By PHILIP HOPKINS

 

CARBON capture and storage in Gippsland has received a boost with a milestone event – the celebration of the injection of 100,000 tonnes of carbon dioxide underground by the CO2CRC at the Otway International Test Centre.

The chief executive of the CO2CRC, Dr Matthias Raab, said the event was a globally significant in demonstrating the feasibility, safety and scalability of geological carbon storage.

“This achievement cements OITC’s reputation as one of the world’s leading subsurface laboratories and reinforces Australia’s position as a trailblazer in applied climate science,” he told the Express.

“The importance of the milestone of 100,000t of CO2 is not the quantity, but as a symbolic milestone.”

The OITC, in the west of the state, consists of seven purpose-drilled CO2 storage wells more than 1.5 kilometres deep within a roughly one kilometre square area.

Attendees at the celebration included Victoria’s Lead Scientist, Dr Amanda Scales; a local federal Liberal MP and former Coalition minister, Dan Tehan; and representatives from CarbonNet, which aims to build a pipeline from the Latrobe Valley taking CO2 emissions from industry for storage in empty Bass Strait reservoirs.

The Minister for Energy, Resources and Climate Action, Lily D’Ambrosio, was invited, but a spokesman said she could not attend due to other commitments but passed on her congratulations for hitting the milestone.

Dr Raab said the CO2CRC had gone from ‘blue sky’ research to commercially relevant demonstrations across the whole value chain of CCS.

“We are developing the next generation technology for the next generation projects. We are developing monitoring technology to safeguard the environment, to be complaint with regulations, to reduce the cost of operating CCS or geological carbon storage projects – technology that we can rely upon for high integrity, the measurement of the permanent storage of CO2 and permanent abatement, for hundreds and thousands of years,” he said

Dr Raab said the CO2 was being ‘packed away’, so “the climate benefits are immediate and permanent”.

“This is easy to demonstrate; we have been demonstrating this together with national and international research partners, eight Australian universities, GeoScience Australia, CSIRO, and regional universities, including Federation University, with whom we have been working for many years,” he said.

The federal Resources Minister, Madeleine King, announcing new CCS exploration permits earlier this year, emphasised the need for CCS. The Minister acknowledged that the International Energy Agency, the CSIRO, the UN Intergovernmental Panel on Climate Change and Australia’s Climate Change Authority “all identify that carbon capture utilisation and storage will be needed to support the net zero transition”.

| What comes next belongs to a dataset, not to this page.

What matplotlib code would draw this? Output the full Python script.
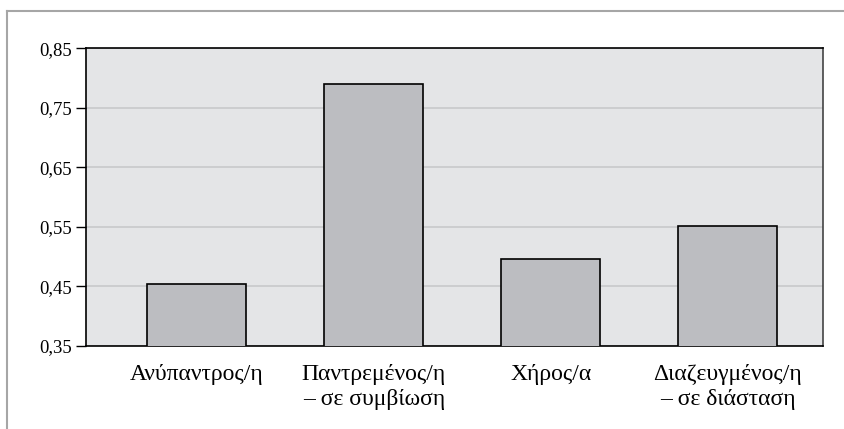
import matplotlib
matplotlib.use("Agg")
import matplotlib.pyplot as plt
from matplotlib.lines import Line2D
from matplotlib.ticker import FixedLocator, FuncFormatter

categories = ["Ανύπαντρος/η", "Παντρεμένος/η\n– σε συμβίωση", "Χήρος/α", "Διαζευγμένος/η\n– σε διάσταση"]
values = [0.454, 0.790, 0.496, 0.552]
yticks = [0.35, 0.45, 0.55, 0.65, 0.75, 0.85]

plt.rcParams['font.family'] = ['Liberation Serif', 'DejaVu Serif']

fig = plt.figure(figsize=(8.44, 4.29), dpi=100)
ax = fig.add_axes([86/844, 1-345.7/429, (822.7-86)/844, (345.7-48.3)/429])
ax.set_facecolor('#e4e5e7')

x = list(range(len(categories)))
ax.bar(x, values, width=0.56, bottom=0, color='#bcbdc1', edgecolor='black', linewidth=1.2, zorder=3)
ax.set_ylim(0.35, 0.85)
ax.set_xlim(-0.626, 3.536)
ax.yaxis.set_major_locator(FixedLocator(yticks))
ax.yaxis.set_major_formatter(FuncFormatter(lambda v, p: f"{v:.2f}".replace('.', ',')))
ax.grid(axis='y', color='#c8c9cb', linewidth=1.2, zorder=1)
ax.set_xticks(x)
ax.set_xticklabels(categories, fontsize=17, linespacing=1.25)
ax.tick_params(axis='x', length=0, pad=13)
ax.tick_params(axis='y', length=7, width=1, labelsize=13.5, pad=3, direction='out')
for s in ['left', 'bottom', 'top']:
    ax.spines[s].set_color('black')
    ax.spines[s].set_linewidth(1.2)
ax.spines['right'].set_color('#444444')
ax.spines['right'].set_linewidth(1.2)

fig.add_artist(Line2D([7/844, 1.0], [1-11/429, 1-11/429], color='#a6a6a6', linewidth=1.5, transform=fig.transFigure))
fig.add_artist(Line2D([7/844, 7/844], [0, 1-11/429], color='#a6a6a6', linewidth=1.5, transform=fig.transFigure))

fig.savefig('out.png', dpi=100)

Without offshore CCS, storage hubs and shared infrastructure, hard-to-abate industries such as concrete and steel had no chance to reduce their emissions under the Safeguard Mechanism, Dr Raab said.

The CO2CRC is in a paradoxical position. “We have been in leadership globally for 21 years. We are recognised across the entire world – but are barely known and recognised in Victoria,” he said.

“We receive an incredible amount of attention from researchers globally, from Asian partners in Japan and Korea, with whom we have long-term, trusted relationships. We recently signed a memorandum of understanding with Carbon Management Canada. We are the only two organisations that make national research infrastructure available for scientists. Our work and data are published without encumbrances and peer-reviewed by experts from around the globe.”

Dr Raab said the significance for Victoria was that “Victoria has an organisation genuinely leading the world to develop the technologies required to expedite the energy transition”.

“The credibility of the work that we undertake is rigorously reviewed and tested over decades, so we know how long it takes to develop new technologies,” he said.

“The reason I say it, we see ‘start-ups’ with great publicity popping up everywhere; they are getting awards from newspapers without due diligence, they are getting listed on the top 100 list of Australian green CEOS without providing any evidence about the credibility of their work – some, not all of them.”

Dr Raab said the lessons from OITC pave the way for replicable solutions globally.

“While this milestone is significant, it is not the end of the journey. Continued funding and support are essential to advance our understanding of underground storage for CO2 and emerging solutions like hydrogen,” he said.

“Future research will further de-risk storage technologies, optimise monitoring systems and improve cost-effectiveness, making CCS a cornerstone of the energy transition.”